Commentary: Crude Oil's Catch-22—How Market Pricing Prolongs the Gulf Conflict
Brent crude at $111 is masking a 12 million bpd supply gap. Columnist Clyde Russell explores how market pricing may inadvertently prolong the Gulf conflict.
By: AXL Media
Published: Mar 23, 2026, 6:31 AM EDT
Source: Reuters

The Pricing Paradox
While a 54% rise in Brent prices since late February sounds dramatic, it remains significantly below the $139.13 peak seen during the 2022 invasion of Ukraine. This "restraint" in paper trading masks a grim physical reality:
The 12 Million Barrel Gap: Unlike the 2022 crisis, where Russian oil was merely rerouted, the current closure of the Strait of Hormuz has effectively removed 12 million to 20 million barrels per day (bpd) of crude and refined products from the global market.

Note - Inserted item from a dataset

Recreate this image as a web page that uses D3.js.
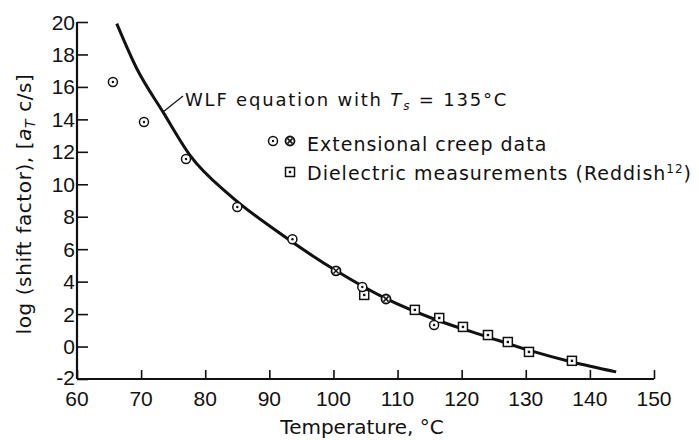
<!DOCTYPE html>
<html>
<head>
<meta charset="utf-8">
<script src="https://cdn.jsdelivr.net/npm/d3@7"></script>
<style>
  body { margin: 0; background: #fff; }
  svg text { font-family: "DejaVu Sans", sans-serif; fill: #111; }
  svg text.tick-label { font-family: "Liberation Sans", Arial, sans-serif; }
</style>
</head>
<body>
<div id="chart"></div>
<script>
// Data
const xTicks = [60, 70, 80, 90, 100, 110, 120, 130, 140, 150];
const yTicks = [-2, 0, 2, 4, 6, 8, 10, 12, 14, 16, 18, 20];

// WLF curve (traced)
const wlfT   = [66.2, 69.3, 73.5, 77.6, 83.9, 91.2, 100.5, 108.2, 116, 124, 130.7, 137.2, 144.1];
const wlfLog = [19.9, 17.15, 14.4, 11.8, 9.3, 7.1, 4.65, 2.95, 1.65, 0.6, -0.25, -0.95, -1.56];

// extensional creep data, open circles
const creepT   = [65.6, 70.45, 77.0, 85.0, 93.6, 104.5, 115.7];
const creepLog = [16.3, 13.84, 11.56, 8.6, 6.61, 3.67, 1.33];

// extensional creep data, crossed circles
const creepXT   = [100.4, 108.2];
const creepXLog = [4.66, 2.93];

// dielectric measurements (Reddish)
const dielT   = [104.8, 112.7, 116.5, 120.2, 124.1, 127.2, 130.5, 137.2];
const dielLog = [3.18, 2.26, 1.76, 1.21, 0.71, 0.28, -0.33, -0.88];

const width = 699, height = 440;
const margin = { left: 77, right: 45, top: 22, bottom: 61 };

const svg = d3.select("#chart").append("svg")
    .attr("width", width)
    .attr("height", height);

const x = d3.scaleLinear().domain([60, 150]).range([margin.left, width - margin.right]);
const y = d3.scaleLinear().domain([-2, 20]).range([height - margin.bottom, margin.top]);

// axes, ticks pointing inward
const xAxis = svg.append("g")
    .attr("transform", `translate(0,${y(-2)})`)
    .call(d3.axisTop(x).tickValues(xTicks).tickSize(9).tickFormat(""));
const yAxis = svg.append("g")
    .attr("transform", `translate(${x(60)},0)`)
    .call(d3.axisRight(y).tickValues(yTicks).tickSize(11).tickFormat(""));

[xAxis, yAxis].forEach(g => {
    g.select(".domain").attr("stroke", "#111").attr("stroke-width", 2.2);
    g.selectAll(".tick line").attr("stroke", "#111").attr("stroke-width", 1.6);
});
// plain axis lines without the outer ticks
xAxis.select(".domain").attr("d", `M${x(60)},0H${x(150)}`);
yAxis.select(".domain").attr("d", `M0,${y(20)}V${y(-2)}`);

// tick labels
svg.append("g").selectAll("text")
    .data(xTicks)
    .join("text")
    .attr("class", "tick-label")
    .attr("x", d => x(d))
    .attr("y", y(-2) + 27)
    .attr("text-anchor", "middle")
    .attr("font-size", 21)
    .text(d => d);

svg.append("g").selectAll("text")
    .data(yTicks)
    .join("text")
    .attr("class", "tick-label")
    .attr("x", x(60) - 2)
    .attr("y", d => y(d) + (d === -2 ? 5.5 : 7.5))
    .attr("text-anchor", "end")
    .attr("font-size", 21)
    .text(d => d);

// axis titles
svg.append("text")
    .attr("x", 362)
    .attr("y", 434)
    .attr("text-anchor", "middle")
    .attr("font-size", 20)
    .text("Temperature, °C");

const yTitle = svg.append("text")
    .attr("transform", "translate(31,204) rotate(-90)")
    .attr("text-anchor", "middle")
    .attr("font-size", 20)
    .attr("letter-spacing", 0.6);
yTitle.append("tspan").text("log (shift factor), [");
yTitle.append("tspan").attr("font-style", "italic").text("a");
yTitle.append("tspan").attr("font-style", "italic").attr("font-size", 14).attr("dy", 4).text("T");
yTitle.append("tspan").attr("dy", -4).text(" c/s]");

// WLF curve
const curve = wlfT.map((t, i) => [t, wlfLog[i]]);
svg.append("path")
    .datum(curve)
    .attr("fill", "none")
    .attr("stroke", "#111")
    .attr("stroke-width", 3)
    .attr("d", d3.line()
        .x(d => x(d[0]))
        .y(d => y(d[1]))
        .curve(d3.curveMonotoneX));

// markers
function circleMark(g) {
    g.append("circle").attr("r", 4.5).attr("fill", "#fff").attr("stroke", "#111").attr("stroke-width", 1.5);
    g.append("circle").attr("r", 1.2).attr("fill", "#111");
}
function crossMark(g) {
    g.append("circle").attr("r", 4.5).attr("fill", "#fff").attr("stroke", "#111").attr("stroke-width", 1.8);
    g.append("path").attr("d", "M-2.6,-2.6L2.6,2.6M-2.6,2.6L2.6,-2.6").attr("stroke", "#111").attr("stroke-width", 1.5);
}
function squareMark(g) {
    g.append("rect").attr("x", -4.5).attr("y", -4.5).attr("width", 9).attr("height", 9)
        .attr("fill", "#fff").attr("stroke", "#111").attr("stroke-width", 1.5);
    g.append("rect").attr("x", -1.2).attr("y", -1.2).attr("width", 2.4).attr("height", 2.4).attr("fill", "#111");
}

function drawPoints(ts, vals, mark) {
    svg.append("g").selectAll("g")
        .data(ts.map((t, i) => [t, vals[i]]))
        .join("g")
        .attr("transform", d => `translate(${x(d[0])},${y(d[1])})`)
        .each(function() { mark(d3.select(this)); });
}
drawPoints(dielT, dielLog, squareMark);
drawPoints(creepT, creepLog, circleMark);
drawPoints(creepXT, creepXLog, crossMark);

// WLF annotation
svg.append("line")
    .attr("x1", 163).attr("y1", 112)
    .attr("x2", 183).attr("y2", 96)
    .attr("stroke", "#111").attr("stroke-width", 1.3);
const wlf = svg.append("text")
    .attr("x", 185)
    .attr("y", 106)
    .attr("font-size", 18)
    .attr("letter-spacing", 1.8);
wlf.append("tspan").text("WLF equation with ");
wlf.append("tspan").attr("font-style", "italic").text("T");
wlf.append("tspan").attr("font-style", "italic").attr("font-size", 12).attr("dy", 4).text("s");
wlf.append("tspan").attr("dy", -4).text(" = 135°C");

// legend
const leg1 = svg.append("g");
circleMark(leg1.append("g").attr("transform", "translate(273,141)"));
crossMark(leg1.append("g").attr("transform", "translate(290,141)"));
leg1.append("text").attr("x", 307).attr("y", 151)
    .attr("font-size", 19).attr("letter-spacing", 1).text("Extensional creep data");

const leg2 = svg.append("g");
squareMark(leg2.append("g").attr("transform", "translate(290,172)"));
const t2 = leg2.append("text").attr("x", 307).attr("y", 180)
    .attr("font-size", 19).attr("letter-spacing", 1);
t2.append("tspan").text("Dielectric measurements (Reddish");
t2.append("tspan").attr("font-size", 12).attr("dy", -7).text("12");
t2.append("tspan").attr("dy", 7).text(")");
</script>
</body>
</html>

Refined Product Stress: Physical traders in Asia are already signaling the alarm. Singapore jet fuel hit a record $225.62 per barrel last week—more than doubling in less than a month—indicating that the shortage of usable fuel is far more acute than crude futures suggest.
Temporary Bandages: IEA stockpile releases and U.S. sanctions waivers for "oil on water" are seen by analysts as temporary measures that cannot replace the massive daily flows usually transiting the Gulf.